A pequena Editora Segmento, de São Paulo, acaba de lançar o primeiro número da revista "Língua Portuguesa". Na apresentação, o editor-chefe, Luiz Costa Pereira Júnior, afirmou que um dos objectivos da publicação é o de capturar a tenacidade do idioma português, registar seu alcance, a sua dimensão, herança e riqueza material.
Com bom humor, a revista lembra o escritor Rubem Fonseca: «As pessoas que nada têm a dizer são muito cuidadosas na maneira de dizê-lo»; e ainda o "maldito" Nélson Rodrigues (falecido em 1980):
«Não reparem que eu misture os tratamentos de 'tu' e 'você'. Não acredito em brasileiro sem erro de concordância».
A revista informa que a unificação ortográfica de oito países poderá ser realidade até o fim do ano e cita uma fonte da embaixada portuguesa, a dizer que Portugal deverá aprovar o texto antes do fim do ano - o que já foi feito pelo Brasil e países africanos.
A reportagem principal é com o jornalista, escritor e tradutor Millôr Fernandes que diz sobre os presidentes brasileiros: Fernando Henrique é «empolado demais da conta» e Lula «não tem noção das palavras». Millôr prossegue: «Já Sarney é o Lula barroco. Escreve um romance débil mental e passa a ser considerado uma revolução nas letras nacionais».
Um outro texto remonta o poema O Corvo, de Edgar Allan Poe, de 1845, e compara as diferentes adaptações para o português. Em 1883, por exemplo, o brasileiro Machado de Assis - patrono da Academia Brasileira de Letras - traduziu assim o início do poema: «Em certo dia, à hora, à hora/ Da meia-noite que apavora/ Eu caindo de sono e exausto de fadiga/ Ao pé de muita lauda antiga/ De uma velha doutrina, agora morta/ Ia pensando, quando ouvi à porta/ Do meu quarto um soar devagarinho/ E disse estas palavras tais: é alguém que me bate à porta de mansinho, há de ser isso e nada mais».
Em 1924, Fernando Pessoa escreveu: «Numa meia-noite agreste, quando eu lia, lento e triste/vagos curiosos tomos de ciências ancestrais/ E já quase adormecia, ouvi o que parecia/ o som de alguém que batia levemente a meus umbrais/ ' Uma Visita', eu me disse, ' está batendo a meus umbrais. E só isto, e nada mais».

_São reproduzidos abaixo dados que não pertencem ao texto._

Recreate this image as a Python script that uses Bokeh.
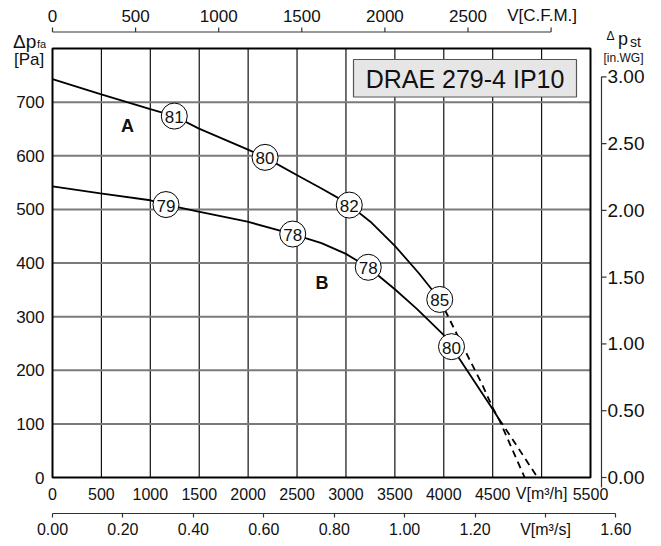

O texto em inglês é: «Once upon a midnight dreary, while I pondered, weak and weary/ Over many a quaint and curios volume of forgotten lore/ While I nodded, nearly napping, suddenly there came a tapping/ As of some gently rapping, rapping at my chamber door. ' This some visitor', I muttered, ' tapping at my chamber door - only this and nothing more».
Uma citação de Ângela Dutra de Menezes, autora do livro O Português que nos Pariu, da editora Relume Dumará, diz: «A língua portuguesa preserva a individualidade de um povo aventureiro, que circulou a África, chegou à China e ao Japão, avançou pela Índia e pela América. E em seguida: «Gente impetuosa diante dos chamados de além-mar, melancólica por causa de sua aventura marítima, mas enfática, de quem não dá viagem perdida - não por acaso, foi a primeira a declarar-se nação independente na Europa». Para a autora, o idioma português é um reservatório dessa identidade dos portugueses.
Segundo a revista, «os portugueses deixaram entre nós sua herança, seus costumes, sua língua. Com ela, tudo o que a cultura lusa é e significa».